Task brief: Your copy should be exact, beginning at the line containing "Output the Python" and ending at the line containing "grid_h = [10, 20, 30]", with both lines kept and every picture dropped.

= = =

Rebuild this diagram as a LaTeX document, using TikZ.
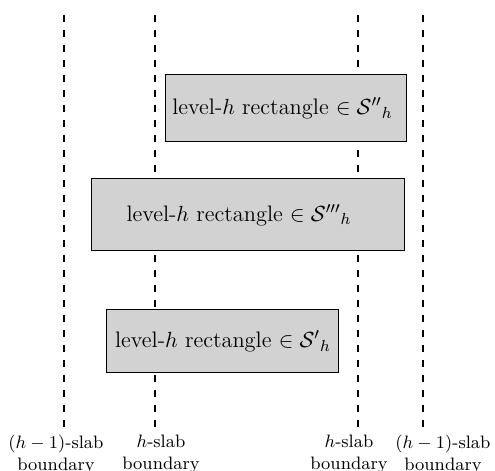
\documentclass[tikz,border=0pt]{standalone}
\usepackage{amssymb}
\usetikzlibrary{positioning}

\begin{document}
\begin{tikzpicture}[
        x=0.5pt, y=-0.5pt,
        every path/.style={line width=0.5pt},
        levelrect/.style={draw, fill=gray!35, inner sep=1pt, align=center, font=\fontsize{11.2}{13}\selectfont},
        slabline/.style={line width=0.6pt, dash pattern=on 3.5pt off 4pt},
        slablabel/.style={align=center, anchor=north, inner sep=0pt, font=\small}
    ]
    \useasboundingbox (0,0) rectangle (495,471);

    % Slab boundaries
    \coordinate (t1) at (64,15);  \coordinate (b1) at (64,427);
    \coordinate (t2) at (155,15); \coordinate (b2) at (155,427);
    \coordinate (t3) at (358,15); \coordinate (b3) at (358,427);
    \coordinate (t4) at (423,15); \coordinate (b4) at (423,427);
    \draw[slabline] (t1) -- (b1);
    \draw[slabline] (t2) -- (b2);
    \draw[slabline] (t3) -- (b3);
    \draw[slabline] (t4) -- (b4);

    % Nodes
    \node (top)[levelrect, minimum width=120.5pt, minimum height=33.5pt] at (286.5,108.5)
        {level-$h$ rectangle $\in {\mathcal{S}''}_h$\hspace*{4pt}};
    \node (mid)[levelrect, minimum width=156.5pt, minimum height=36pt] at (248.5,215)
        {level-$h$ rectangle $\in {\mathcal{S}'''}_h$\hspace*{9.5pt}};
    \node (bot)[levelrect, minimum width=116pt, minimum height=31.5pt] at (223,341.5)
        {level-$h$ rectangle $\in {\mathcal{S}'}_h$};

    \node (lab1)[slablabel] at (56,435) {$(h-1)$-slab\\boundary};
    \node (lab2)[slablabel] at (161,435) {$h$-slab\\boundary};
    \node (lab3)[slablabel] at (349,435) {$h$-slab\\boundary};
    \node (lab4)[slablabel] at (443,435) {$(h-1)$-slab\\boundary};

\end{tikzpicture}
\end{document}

= = =

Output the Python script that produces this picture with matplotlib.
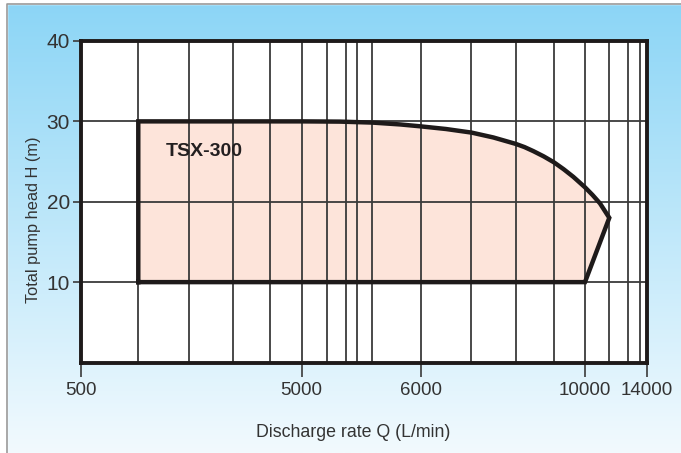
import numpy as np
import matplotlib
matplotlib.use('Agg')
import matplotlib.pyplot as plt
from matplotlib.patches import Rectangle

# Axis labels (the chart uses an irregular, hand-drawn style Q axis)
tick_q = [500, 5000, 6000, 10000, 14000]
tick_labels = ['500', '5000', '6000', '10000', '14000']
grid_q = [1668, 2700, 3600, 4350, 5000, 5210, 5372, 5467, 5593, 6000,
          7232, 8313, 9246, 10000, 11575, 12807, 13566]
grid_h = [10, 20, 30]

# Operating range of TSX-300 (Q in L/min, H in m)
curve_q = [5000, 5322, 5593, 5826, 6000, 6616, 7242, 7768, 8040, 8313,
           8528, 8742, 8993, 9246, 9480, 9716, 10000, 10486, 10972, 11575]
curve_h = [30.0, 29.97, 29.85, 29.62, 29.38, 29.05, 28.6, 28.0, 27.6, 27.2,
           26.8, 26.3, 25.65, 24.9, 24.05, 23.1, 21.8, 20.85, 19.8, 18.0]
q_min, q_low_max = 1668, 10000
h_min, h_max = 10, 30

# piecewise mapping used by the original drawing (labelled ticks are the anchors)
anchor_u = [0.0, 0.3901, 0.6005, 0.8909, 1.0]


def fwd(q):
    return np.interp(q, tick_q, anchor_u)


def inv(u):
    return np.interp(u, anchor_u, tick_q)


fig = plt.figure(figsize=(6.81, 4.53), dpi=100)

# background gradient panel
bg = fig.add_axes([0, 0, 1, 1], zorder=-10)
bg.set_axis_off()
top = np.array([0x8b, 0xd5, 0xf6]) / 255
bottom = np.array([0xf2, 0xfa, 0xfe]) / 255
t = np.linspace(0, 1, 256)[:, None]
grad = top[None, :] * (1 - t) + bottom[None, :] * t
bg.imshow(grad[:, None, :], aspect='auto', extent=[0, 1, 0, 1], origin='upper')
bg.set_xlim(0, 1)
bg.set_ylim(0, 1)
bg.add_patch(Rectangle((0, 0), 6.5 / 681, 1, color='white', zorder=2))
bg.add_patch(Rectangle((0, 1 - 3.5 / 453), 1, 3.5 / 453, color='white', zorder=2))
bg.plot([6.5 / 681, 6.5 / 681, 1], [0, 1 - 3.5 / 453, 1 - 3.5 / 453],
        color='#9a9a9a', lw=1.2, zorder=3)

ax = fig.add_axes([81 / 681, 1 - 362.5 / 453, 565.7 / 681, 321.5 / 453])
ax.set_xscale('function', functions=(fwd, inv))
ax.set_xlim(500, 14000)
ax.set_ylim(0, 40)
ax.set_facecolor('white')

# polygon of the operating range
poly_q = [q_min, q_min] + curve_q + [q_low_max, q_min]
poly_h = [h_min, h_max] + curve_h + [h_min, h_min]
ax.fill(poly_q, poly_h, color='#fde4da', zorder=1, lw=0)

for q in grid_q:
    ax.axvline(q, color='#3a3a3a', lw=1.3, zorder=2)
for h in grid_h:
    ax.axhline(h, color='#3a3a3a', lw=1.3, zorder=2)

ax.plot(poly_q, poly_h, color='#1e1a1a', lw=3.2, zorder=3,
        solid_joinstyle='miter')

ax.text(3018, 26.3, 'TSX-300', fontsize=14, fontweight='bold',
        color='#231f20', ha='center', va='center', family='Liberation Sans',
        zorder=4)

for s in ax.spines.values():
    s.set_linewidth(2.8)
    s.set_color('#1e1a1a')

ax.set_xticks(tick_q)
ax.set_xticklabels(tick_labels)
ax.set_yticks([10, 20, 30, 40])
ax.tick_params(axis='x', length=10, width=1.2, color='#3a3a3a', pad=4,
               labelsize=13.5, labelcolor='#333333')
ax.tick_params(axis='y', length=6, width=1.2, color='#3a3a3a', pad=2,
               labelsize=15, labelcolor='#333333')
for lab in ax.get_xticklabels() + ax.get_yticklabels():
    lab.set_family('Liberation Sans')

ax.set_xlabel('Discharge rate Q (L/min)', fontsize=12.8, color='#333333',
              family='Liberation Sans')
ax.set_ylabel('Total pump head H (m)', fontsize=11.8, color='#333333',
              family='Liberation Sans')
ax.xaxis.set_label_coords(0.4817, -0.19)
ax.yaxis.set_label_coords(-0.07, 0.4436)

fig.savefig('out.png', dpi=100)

= = =

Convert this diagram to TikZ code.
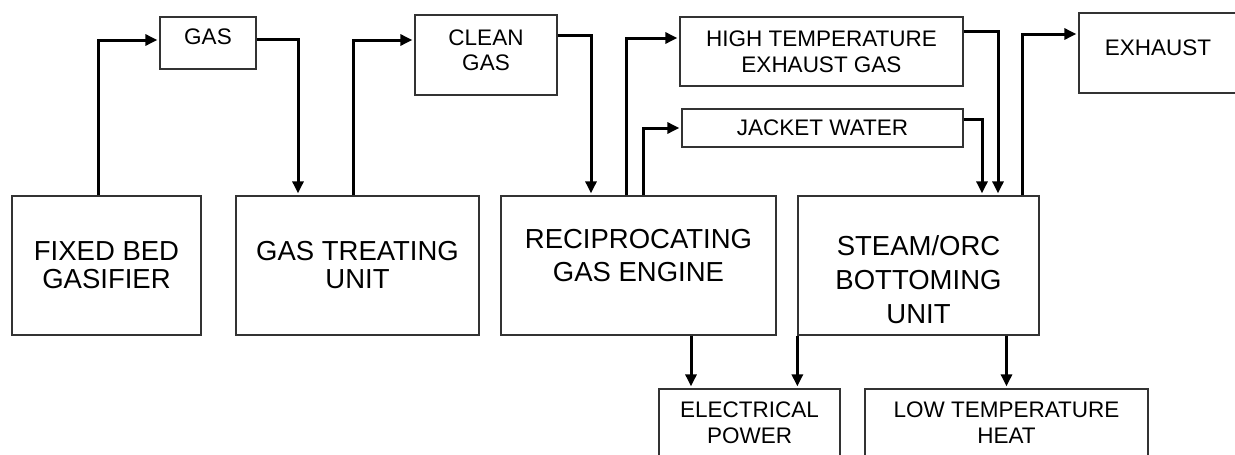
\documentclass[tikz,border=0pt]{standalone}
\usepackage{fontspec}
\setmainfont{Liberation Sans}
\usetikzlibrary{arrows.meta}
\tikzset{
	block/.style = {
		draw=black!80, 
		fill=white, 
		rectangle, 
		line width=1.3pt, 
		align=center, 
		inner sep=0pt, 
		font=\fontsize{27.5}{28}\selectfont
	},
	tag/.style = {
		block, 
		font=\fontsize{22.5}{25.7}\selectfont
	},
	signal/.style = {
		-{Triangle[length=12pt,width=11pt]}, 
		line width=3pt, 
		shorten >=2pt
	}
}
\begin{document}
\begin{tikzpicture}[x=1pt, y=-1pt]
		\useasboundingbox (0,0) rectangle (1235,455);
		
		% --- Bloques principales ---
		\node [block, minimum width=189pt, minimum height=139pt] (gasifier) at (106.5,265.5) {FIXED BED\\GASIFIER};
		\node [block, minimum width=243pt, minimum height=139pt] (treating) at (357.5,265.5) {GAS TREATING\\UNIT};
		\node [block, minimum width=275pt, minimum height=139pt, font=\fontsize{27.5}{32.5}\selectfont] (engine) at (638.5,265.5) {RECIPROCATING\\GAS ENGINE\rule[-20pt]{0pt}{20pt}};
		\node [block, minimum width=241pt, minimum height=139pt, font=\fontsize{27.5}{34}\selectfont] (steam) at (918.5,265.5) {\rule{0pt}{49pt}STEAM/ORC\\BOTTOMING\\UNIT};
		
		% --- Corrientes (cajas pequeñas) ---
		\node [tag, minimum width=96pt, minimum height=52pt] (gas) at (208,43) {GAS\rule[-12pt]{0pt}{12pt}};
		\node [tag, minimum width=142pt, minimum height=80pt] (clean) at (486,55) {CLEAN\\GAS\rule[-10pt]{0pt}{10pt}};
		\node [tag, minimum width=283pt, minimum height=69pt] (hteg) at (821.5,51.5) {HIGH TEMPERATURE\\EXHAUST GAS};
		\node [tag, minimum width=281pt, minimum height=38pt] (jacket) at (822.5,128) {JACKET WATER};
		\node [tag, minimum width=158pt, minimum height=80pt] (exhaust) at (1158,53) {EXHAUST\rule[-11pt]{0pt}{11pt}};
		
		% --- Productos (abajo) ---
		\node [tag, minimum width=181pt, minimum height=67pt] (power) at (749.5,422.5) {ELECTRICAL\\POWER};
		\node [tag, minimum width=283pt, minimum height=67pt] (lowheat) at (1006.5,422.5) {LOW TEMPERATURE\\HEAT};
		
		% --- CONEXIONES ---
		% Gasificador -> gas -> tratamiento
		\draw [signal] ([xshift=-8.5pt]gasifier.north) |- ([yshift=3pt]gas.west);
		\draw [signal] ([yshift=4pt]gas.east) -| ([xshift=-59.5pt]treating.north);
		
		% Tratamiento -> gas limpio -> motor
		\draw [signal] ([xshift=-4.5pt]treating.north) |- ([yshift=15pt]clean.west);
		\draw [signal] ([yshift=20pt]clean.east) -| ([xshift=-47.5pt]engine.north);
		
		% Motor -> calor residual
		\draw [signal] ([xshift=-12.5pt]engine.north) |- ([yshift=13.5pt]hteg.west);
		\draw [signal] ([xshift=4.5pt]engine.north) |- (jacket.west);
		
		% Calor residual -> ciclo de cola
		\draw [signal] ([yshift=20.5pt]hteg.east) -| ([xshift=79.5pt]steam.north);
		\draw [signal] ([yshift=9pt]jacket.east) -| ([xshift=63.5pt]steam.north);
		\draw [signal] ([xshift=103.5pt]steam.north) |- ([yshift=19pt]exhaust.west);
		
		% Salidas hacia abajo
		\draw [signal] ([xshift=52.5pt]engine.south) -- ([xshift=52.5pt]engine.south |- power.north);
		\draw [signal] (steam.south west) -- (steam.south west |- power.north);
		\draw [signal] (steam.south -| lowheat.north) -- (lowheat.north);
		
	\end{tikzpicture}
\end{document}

= = =

In response:
Output the Python script that produces this picture with matplotlib.
import numpy as np
import matplotlib
matplotlib.use('Agg')
import matplotlib.pyplot as plt
from matplotlib.patches import Rectangle

# Axis labels (the chart uses an irregular, hand-drawn style Q axis)
tick_q = [500, 5000, 6000, 10000, 14000]
tick_labels = ['500', '5000', '6000', '10000', '14000']
grid_q = [1668, 2700, 3600, 4350, 5000, 5210, 5372, 5467, 5593, 6000,
          7232, 8313, 9246, 10000, 11575, 12807, 13566]
grid_h = [10, 20, 30]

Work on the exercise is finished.